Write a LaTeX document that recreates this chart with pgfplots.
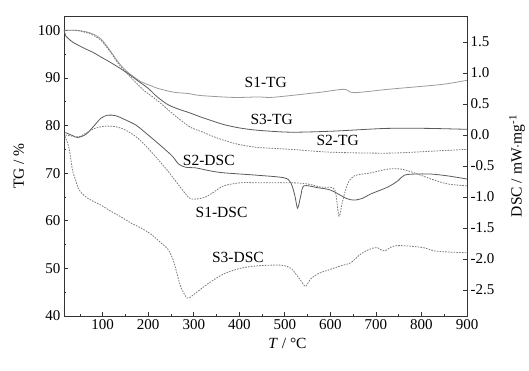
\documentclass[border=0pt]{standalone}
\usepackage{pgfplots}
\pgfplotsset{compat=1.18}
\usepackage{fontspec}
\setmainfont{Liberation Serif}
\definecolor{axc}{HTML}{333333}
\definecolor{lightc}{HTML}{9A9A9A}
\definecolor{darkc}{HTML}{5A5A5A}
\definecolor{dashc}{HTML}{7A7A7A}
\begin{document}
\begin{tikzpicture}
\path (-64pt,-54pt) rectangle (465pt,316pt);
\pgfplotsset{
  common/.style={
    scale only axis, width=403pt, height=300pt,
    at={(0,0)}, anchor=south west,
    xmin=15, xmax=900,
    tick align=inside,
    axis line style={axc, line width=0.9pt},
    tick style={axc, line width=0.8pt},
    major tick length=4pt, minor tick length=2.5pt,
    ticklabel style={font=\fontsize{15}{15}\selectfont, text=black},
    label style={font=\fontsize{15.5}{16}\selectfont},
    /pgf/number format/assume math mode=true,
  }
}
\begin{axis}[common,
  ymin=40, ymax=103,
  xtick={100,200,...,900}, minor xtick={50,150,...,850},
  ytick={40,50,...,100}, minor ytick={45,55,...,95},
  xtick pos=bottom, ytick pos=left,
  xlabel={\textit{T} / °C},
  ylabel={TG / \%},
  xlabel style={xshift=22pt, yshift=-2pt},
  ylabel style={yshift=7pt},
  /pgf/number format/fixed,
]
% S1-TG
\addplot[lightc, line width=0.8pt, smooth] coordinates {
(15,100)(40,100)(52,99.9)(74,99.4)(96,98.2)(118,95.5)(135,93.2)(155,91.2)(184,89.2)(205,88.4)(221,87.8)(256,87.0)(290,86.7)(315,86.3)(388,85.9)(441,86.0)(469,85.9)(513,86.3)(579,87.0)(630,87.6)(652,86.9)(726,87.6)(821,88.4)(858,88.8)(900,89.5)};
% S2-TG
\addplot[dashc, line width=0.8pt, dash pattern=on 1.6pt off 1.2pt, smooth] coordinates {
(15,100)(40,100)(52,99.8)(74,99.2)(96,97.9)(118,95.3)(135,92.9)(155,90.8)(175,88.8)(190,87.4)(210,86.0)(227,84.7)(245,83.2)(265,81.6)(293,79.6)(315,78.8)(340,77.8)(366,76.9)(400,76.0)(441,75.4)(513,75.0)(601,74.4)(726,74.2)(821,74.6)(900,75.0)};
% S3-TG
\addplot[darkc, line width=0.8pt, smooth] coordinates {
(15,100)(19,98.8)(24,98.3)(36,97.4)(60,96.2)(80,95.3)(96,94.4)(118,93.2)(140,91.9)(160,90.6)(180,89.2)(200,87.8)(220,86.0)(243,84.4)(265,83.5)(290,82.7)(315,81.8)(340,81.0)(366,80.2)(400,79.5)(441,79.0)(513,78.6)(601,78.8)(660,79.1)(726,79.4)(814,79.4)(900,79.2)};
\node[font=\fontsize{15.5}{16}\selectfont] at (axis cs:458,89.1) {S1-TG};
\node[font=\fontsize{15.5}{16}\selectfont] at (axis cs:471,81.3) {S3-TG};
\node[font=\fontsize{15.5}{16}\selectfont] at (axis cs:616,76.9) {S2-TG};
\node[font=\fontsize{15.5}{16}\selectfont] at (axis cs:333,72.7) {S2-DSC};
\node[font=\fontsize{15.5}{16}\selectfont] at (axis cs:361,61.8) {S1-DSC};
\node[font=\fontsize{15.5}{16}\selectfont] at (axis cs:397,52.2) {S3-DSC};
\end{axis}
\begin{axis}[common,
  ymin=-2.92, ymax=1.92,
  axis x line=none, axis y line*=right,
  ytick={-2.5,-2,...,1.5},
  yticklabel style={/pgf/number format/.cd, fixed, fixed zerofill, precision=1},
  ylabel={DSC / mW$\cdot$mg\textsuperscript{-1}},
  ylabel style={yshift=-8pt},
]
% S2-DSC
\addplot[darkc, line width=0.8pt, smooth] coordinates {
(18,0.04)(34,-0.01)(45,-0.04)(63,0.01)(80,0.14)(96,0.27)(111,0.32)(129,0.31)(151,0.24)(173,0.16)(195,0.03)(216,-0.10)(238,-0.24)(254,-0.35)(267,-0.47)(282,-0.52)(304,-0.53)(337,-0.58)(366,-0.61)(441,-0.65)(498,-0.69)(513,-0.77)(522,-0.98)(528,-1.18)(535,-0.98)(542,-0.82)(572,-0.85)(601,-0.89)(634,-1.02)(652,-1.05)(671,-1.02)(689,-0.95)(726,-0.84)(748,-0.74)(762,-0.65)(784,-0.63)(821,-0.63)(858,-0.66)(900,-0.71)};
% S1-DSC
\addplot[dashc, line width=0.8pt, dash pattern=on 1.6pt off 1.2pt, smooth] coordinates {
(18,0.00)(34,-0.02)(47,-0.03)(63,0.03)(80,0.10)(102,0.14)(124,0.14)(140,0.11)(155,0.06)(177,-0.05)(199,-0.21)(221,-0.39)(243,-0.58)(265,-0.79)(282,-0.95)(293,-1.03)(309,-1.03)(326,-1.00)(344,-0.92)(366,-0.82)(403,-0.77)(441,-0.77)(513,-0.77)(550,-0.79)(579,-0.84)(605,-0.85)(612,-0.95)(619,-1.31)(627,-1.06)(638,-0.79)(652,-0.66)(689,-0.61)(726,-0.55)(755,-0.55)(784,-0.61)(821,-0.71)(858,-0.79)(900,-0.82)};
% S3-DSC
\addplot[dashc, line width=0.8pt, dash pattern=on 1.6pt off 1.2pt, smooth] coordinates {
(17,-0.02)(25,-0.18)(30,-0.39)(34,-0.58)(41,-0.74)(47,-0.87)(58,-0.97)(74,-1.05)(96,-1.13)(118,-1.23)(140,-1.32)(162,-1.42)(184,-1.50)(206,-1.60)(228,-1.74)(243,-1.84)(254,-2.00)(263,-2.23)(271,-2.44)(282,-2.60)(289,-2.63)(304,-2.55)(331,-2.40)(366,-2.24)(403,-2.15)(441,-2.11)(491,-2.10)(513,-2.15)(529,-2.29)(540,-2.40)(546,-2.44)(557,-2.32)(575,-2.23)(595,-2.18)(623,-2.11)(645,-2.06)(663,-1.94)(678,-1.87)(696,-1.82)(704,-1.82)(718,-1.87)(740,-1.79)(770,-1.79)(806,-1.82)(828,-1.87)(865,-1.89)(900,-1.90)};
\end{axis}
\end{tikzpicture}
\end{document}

____________

TO DO
Copy each line in full and exactly, omitting any picture.

COMPLETED EXERCISE
Write a LaTeX document that recreates this chart with pgfplots.
\documentclass[border=0pt]{standalone}
\usepackage{pgfplots}
\pgfplotsset{compat=1.18}
\usepackage{fontspec}
\setmainfont{Liberation Serif}
\definecolor{axc}{HTML}{333333}
\definecolor{lightc}{HTML}{9A9A9A}
\definecolor{darkc}{HTML}{5A5A5A}
\definecolor{dashc}{HTML}{7A7A7A}
\begin{document}
\begin{tikzpicture}
\path (-64pt,-54pt) rectangle (465pt,316pt);
\pgfplotsset{
  common/.style={
    scale only axis, width=403pt, height=300pt,
    at={(0,0)}, anchor=south west,
    xmin=15, xmax=900,
    tick align=inside,
    axis line style={axc, line width=0.9pt},
    tick style={axc, line width=0.8pt},
    major tick length=4pt, minor tick length=2.5pt,
    ticklabel style={font=\fontsize{15}{15}\selectfont, text=black},
    label style={font=\fontsize{15.5}{16}\selectfont},
    /pgf/number format/assume math mode=true,
  }
}
\begin{axis}[common,
  ymin=40, ymax=103,
  xtick={100,200,...,900}, minor xtick={50,150,...,850},
  ytick={40,50,...,100}, minor ytick={45,55,...,95},
  xtick pos=bottom, ytick pos=left,
  xlabel={\textit{T} / °C},
  ylabel={TG / \%},
  xlabel style={xshift=22pt, yshift=-2pt},
  ylabel style={yshift=7pt},
  /pgf/number format/fixed,
]
% S1-TG
\addplot[lightc, line width=0.8pt, smooth] coordinates {
(15,100)(40,100)(52,99.9)(74,99.4)(96,98.2)(118,95.5)(135,93.2)(155,91.2)(184,89.2)(205,88.4)(221,87.8)(256,87.0)(290,86.7)(315,86.3)(388,85.9)(441,86.0)(469,85.9)(513,86.3)(579,87.0)(630,87.6)(652,86.9)(726,87.6)(821,88.4)(858,88.8)(900,89.5)};
% S2-TG
\addplot[dashc, line width=0.8pt, dash pattern=on 1.6pt off 1.2pt, smooth] coordinates {
(15,100)(40,100)(52,99.8)(74,99.2)(96,97.9)(118,95.3)(135,92.9)(155,90.8)(175,88.8)(190,87.4)(210,86.0)(227,84.7)(245,83.2)(265,81.6)(293,79.6)(315,78.8)(340,77.8)(366,76.9)(400,76.0)(441,75.4)(513,75.0)(601,74.4)(726,74.2)(821,74.6)(900,75.0)};
% S3-TG
\addplot[darkc, line width=0.8pt, smooth] coordinates {
(15,100)(19,98.8)(24,98.3)(36,97.4)(60,96.2)(80,95.3)(96,94.4)(118,93.2)(140,91.9)(160,90.6)(180,89.2)(200,87.8)(220,86.0)(243,84.4)(265,83.5)(290,82.7)(315,81.8)(340,81.0)(366,80.2)(400,79.5)(441,79.0)(513,78.6)(601,78.8)(660,79.1)(726,79.4)(814,79.4)(900,79.2)};
\node[font=\fontsize{15.5}{16}\selectfont] at (axis cs:458,89.1) {S1-TG};
\node[font=\fontsize{15.5}{16}\selectfont] at (axis cs:471,81.3) {S3-TG};
\node[font=\fontsize{15.5}{16}\selectfont] at (axis cs:616,76.9) {S2-TG};
\node[font=\fontsize{15.5}{16}\selectfont] at (axis cs:333,72.7) {S2-DSC};
\node[font=\fontsize{15.5}{16}\selectfont] at (axis cs:361,61.8) {S1-DSC};
\node[font=\fontsize{15.5}{16}\selectfont] at (axis cs:397,52.2) {S3-DSC};
\end{axis}
\begin{axis}[common,
  ymin=-2.92, ymax=1.92,
  axis x line=none, axis y line*=right,
  ytick={-2.5,-2,...,1.5},
  yticklabel style={/pgf/number format/.cd, fixed, fixed zerofill, precision=1},
  ylabel={DSC / mW$\cdot$mg\textsuperscript{-1}},
  ylabel style={yshift=-8pt},
]
% S2-DSC
\addplot[darkc, line width=0.8pt, smooth] coordinates {
(18,0.04)(34,-0.01)(45,-0.04)(63,0.01)(80,0.14)(96,0.27)(111,0.32)(129,0.31)(151,0.24)(173,0.16)(195,0.03)(216,-0.10)(238,-0.24)(254,-0.35)(267,-0.47)(282,-0.52)(304,-0.53)(337,-0.58)(366,-0.61)(441,-0.65)(498,-0.69)(513,-0.77)(522,-0.98)(528,-1.18)(535,-0.98)(542,-0.82)(572,-0.85)(601,-0.89)(634,-1.02)(652,-1.05)(671,-1.02)(689,-0.95)(726,-0.84)(748,-0.74)(762,-0.65)(784,-0.63)(821,-0.63)(858,-0.66)(900,-0.71)};
% S1-DSC
\addplot[dashc, line width=0.8pt, dash pattern=on 1.6pt off 1.2pt, smooth] coordinates {
(18,0.00)(34,-0.02)(47,-0.03)(63,0.03)(80,0.10)(102,0.14)(124,0.14)(140,0.11)(155,0.06)(177,-0.05)(199,-0.21)(221,-0.39)(243,-0.58)(265,-0.79)(282,-0.95)(293,-1.03)(309,-1.03)(326,-1.00)(344,-0.92)(366,-0.82)(403,-0.77)(441,-0.77)(513,-0.77)(550,-0.79)(579,-0.84)(605,-0.85)(612,-0.95)(619,-1.31)(627,-1.06)(638,-0.79)(652,-0.66)(689,-0.61)(726,-0.55)(755,-0.55)(784,-0.61)(821,-0.71)(858,-0.79)(900,-0.82)};
% S3-DSC
\addplot[dashc, line width=0.8pt, dash pattern=on 1.6pt off 1.2pt, smooth] coordinates {
(17,-0.02)(25,-0.18)(30,-0.39)(34,-0.58)(41,-0.74)(47,-0.87)(58,-0.97)(74,-1.05)(96,-1.13)(118,-1.23)(140,-1.32)(162,-1.42)(184,-1.50)(206,-1.60)(228,-1.74)(243,-1.84)(254,-2.00)(263,-2.23)(271,-2.44)(282,-2.60)(289,-2.63)(304,-2.55)(331,-2.40)(366,-2.24)(403,-2.15)(441,-2.11)(491,-2.10)(513,-2.15)(529,-2.29)(540,-2.40)(546,-2.44)(557,-2.32)(575,-2.23)(595,-2.18)(623,-2.11)(645,-2.06)(663,-1.94)(678,-1.87)(696,-1.82)(704,-1.82)(718,-1.87)(740,-1.79)(770,-1.79)(806,-1.82)(828,-1.87)(865,-1.89)(900,-1.90)};
\end{axis}
\end{tikzpicture}
\end{document}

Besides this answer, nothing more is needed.